• [Supplied entries]:
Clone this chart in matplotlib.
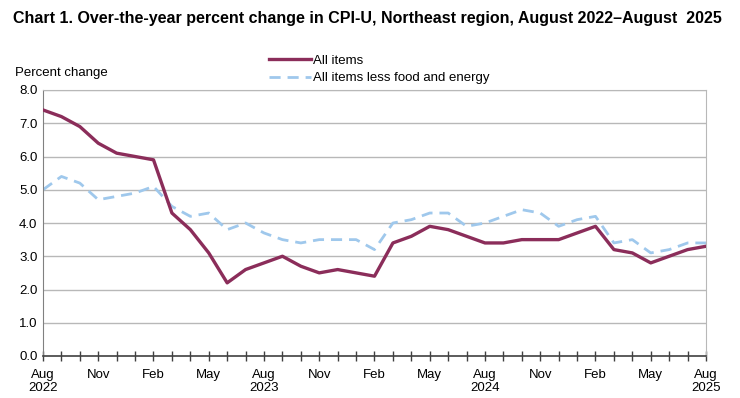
import matplotlib
matplotlib.use("Agg")
from matplotlib import pyplot as plt

plt.rcParams['font.family'] = ['Liberation Sans', 'DejaVu Sans']

# Over-the-year percent change, Aug 2022 .. Aug 2025 (monthly)
all_items = [7.4, 7.2, 6.9, 6.4, 6.1, 6.0, 5.9, 4.3, 3.8, 3.1, 2.2, 2.6,
             2.8, 3.0, 2.7, 2.5, 2.6, 2.5, 2.4, 3.4, 3.6, 3.9, 3.8, 3.6,
             3.4, 3.4, 3.5, 3.5, 3.5, 3.7, 3.9, 3.2, 3.1, 2.8, 3.0, 3.2,
             3.3]
core_items = [5.0, 5.4, 5.2, 4.7, 4.8, 4.9, 5.1, 4.5, 4.2, 4.3, 3.8, 4.0,
              3.7, 3.5, 3.4, 3.5, 3.5, 3.5, 3.2, 4.0, 4.1, 4.3, 4.3, 3.9,
              4.0, 4.2, 4.4, 4.3, 3.9, 4.1, 4.2, 3.4, 3.5, 3.1, 3.2, 3.4,
              3.4]
tick_labels = ["Aug\n2022", "Nov", "Feb", "May", "Aug\n2023", "Nov", "Feb", "May",
               "Aug\n2024", "Nov", "Feb", "May", "Aug\n2025"]
y_ticks = [0, 1, 2, 3, 4, 5, 6, 7, 8]

months = list(range(len(all_items)))

fig = plt.figure(figsize=(7.4, 3.98), dpi=100)
ax = fig.add_axes([43 / 740, 1 - 356 / 398, (706 - 43) / 740, (356 - 90) / 398])

for y in y_ticks[1:]:
    ax.axhline(y, color='#b8b8b8', lw=1.0, zorder=1)

ax.plot(months, all_items, color='#8b2d5a', lw=2.4, label='All items', zorder=3)
ax.plot(months, core_items, color='#9fc8ec', lw=2.0, ls=(0, (4, 2.5)),
        label='All items less food and energy', zorder=2)

ax.set_xlim(0, len(all_items) - 1)
ax.set_ylim(0, 8)
ax.set_yticks(y_ticks)
ax.set_yticklabels(["%.1f" % v for v in y_ticks], fontsize=9.5)
ax.set_xticks(months, minor=True)
ax.set_xticks(months[::3])
ax.set_xticklabels(tick_labels, fontsize=9.5, linespacing=1.05)

ax.tick_params(axis='x', which='both', direction='inout', length=7, width=1, color='#404040', pad=6)
ax.tick_params(axis='y', length=0, pad=4)

for side in ['top', 'right']:
    ax.spines[side].set_color('#b8b8b8')
ax.spines['left'].set_color('#808080')
ax.spines['bottom'].set_color('#404040')
ax.spines['bottom'].set_linewidth(1.2)

fig.text(13 / 740, 1 - 18 / 398, "Chart 1. Over-the-year percent change in CPI-U, Northeast region, August 2022\u2013August  2025",
         fontsize=11.5, fontweight='bold', va='center', ha='left')
fig.text(15 / 740, 1 - 73 / 398, "Percent change", fontsize=9.5, va='center', ha='left')

ax.legend(loc='lower left', bbox_to_anchor=(262 / 740, 1 - 91 / 398), bbox_transform=fig.transFigure,
          frameon=False, fontsize=9.5, handlelength=3.2, handletextpad=0.2,
          borderpad=0, labelspacing=0.4)

fig.savefig("out.png", dpi=100)
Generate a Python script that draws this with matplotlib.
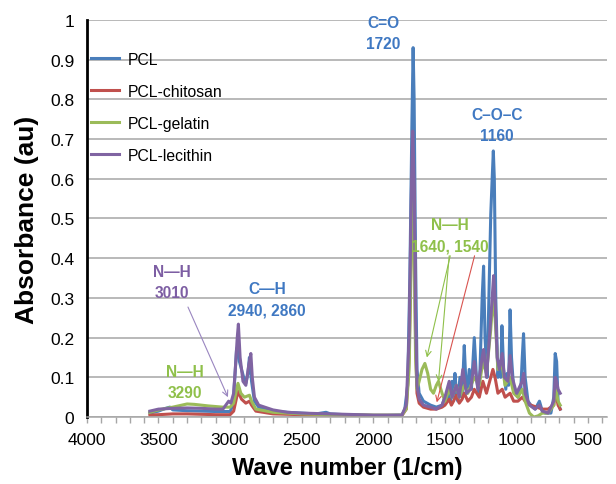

• [Goal of the exercise]: Return all of the data exactly as written, and drop the pictures.

• [Answer to the exercise]:
Clone this chart in matplotlib.
import matplotlib
matplotlib.use("Agg")
from matplotlib import pyplot as plt

plt.rcParams['font.family'] = ['Liberation Sans', 'DejaVu Sans']

# Over-the-year percent change, Aug 2022 .. Aug 2025 (monthly)
all_items = [7.4, 7.2, 6.9, 6.4, 6.1, 6.0, 5.9, 4.3, 3.8, 3.1, 2.2, 2.6,
             2.8, 3.0, 2.7, 2.5, 2.6, 2.5, 2.4, 3.4, 3.6, 3.9, 3.8, 3.6,
             3.4, 3.4, 3.5, 3.5, 3.5, 3.7, 3.9, 3.2, 3.1, 2.8, 3.0, 3.2,
             3.3]
core_items = [5.0, 5.4, 5.2, 4.7, 4.8, 4.9, 5.1, 4.5, 4.2, 4.3, 3.8, 4.0,
              3.7, 3.5, 3.4, 3.5, 3.5, 3.5, 3.2, 4.0, 4.1, 4.3, 4.3, 3.9,
              4.0, 4.2, 4.4, 4.3, 3.9, 4.1, 4.2, 3.4, 3.5, 3.1, 3.2, 3.4,
              3.4]
tick_labels = ["Aug\n2022", "Nov", "Feb", "May", "Aug\n2023", "Nov", "Feb", "May",
               "Aug\n2024", "Nov", "Feb", "May", "Aug\n2025"]
y_ticks = [0, 1, 2, 3, 4, 5, 6, 7, 8]

months = list(range(len(all_items)))

fig = plt.figure(figsize=(7.4, 3.98), dpi=100)
ax = fig.add_axes([43 / 740, 1 - 356 / 398, (706 - 43) / 740, (356 - 90) / 398])

for y in y_ticks[1:]:
    ax.axhline(y, color='#b8b8b8', lw=1.0, zorder=1)

ax.plot(months, all_items, color='#8b2d5a', lw=2.4, label='All items', zorder=3)
ax.plot(months, core_items, color='#9fc8ec', lw=2.0, ls=(0, (4, 2.5)),
        label='All items less food and energy', zorder=2)

ax.set_xlim(0, len(all_items) - 1)
ax.set_ylim(0, 8)
ax.set_yticks(y_ticks)
ax.set_yticklabels(["%.1f" % v for v in y_ticks], fontsize=9.5)
ax.set_xticks(months, minor=True)
ax.set_xticks(months[::3])
ax.set_xticklabels(tick_labels, fontsize=9.5, linespacing=1.05)

ax.tick_params(axis='x', which='both', direction='inout', length=7, width=1, color='#404040', pad=6)
ax.tick_params(axis='y', length=0, pad=4)

for side in ['top', 'right']:
    ax.spines[side].set_color('#b8b8b8')
ax.spines['left'].set_color('#808080')
ax.spines['bottom'].set_color('#404040')
ax.spines['bottom'].set_linewidth(1.2)

fig.text(13 / 740, 1 - 18 / 398, "Chart 1. Over-the-year percent change in CPI-U, Northeast region, August 2022\u2013August  2025",
         fontsize=11.5, fontweight='bold', va='center', ha='left')
fig.text(15 / 740, 1 - 73 / 398, "Percent change", fontsize=9.5, va='center', ha='left')

ax.legend(loc='lower left', bbox_to_anchor=(262 / 740, 1 - 91 / 398), bbox_transform=fig.transFigure,
          frameon=False, fontsize=9.5, handlelength=3.2, handletextpad=0.2,
          borderpad=0, labelspacing=0.4)

fig.savefig("out.png", dpi=100)
Generate a Python script that draws this with matplotlib.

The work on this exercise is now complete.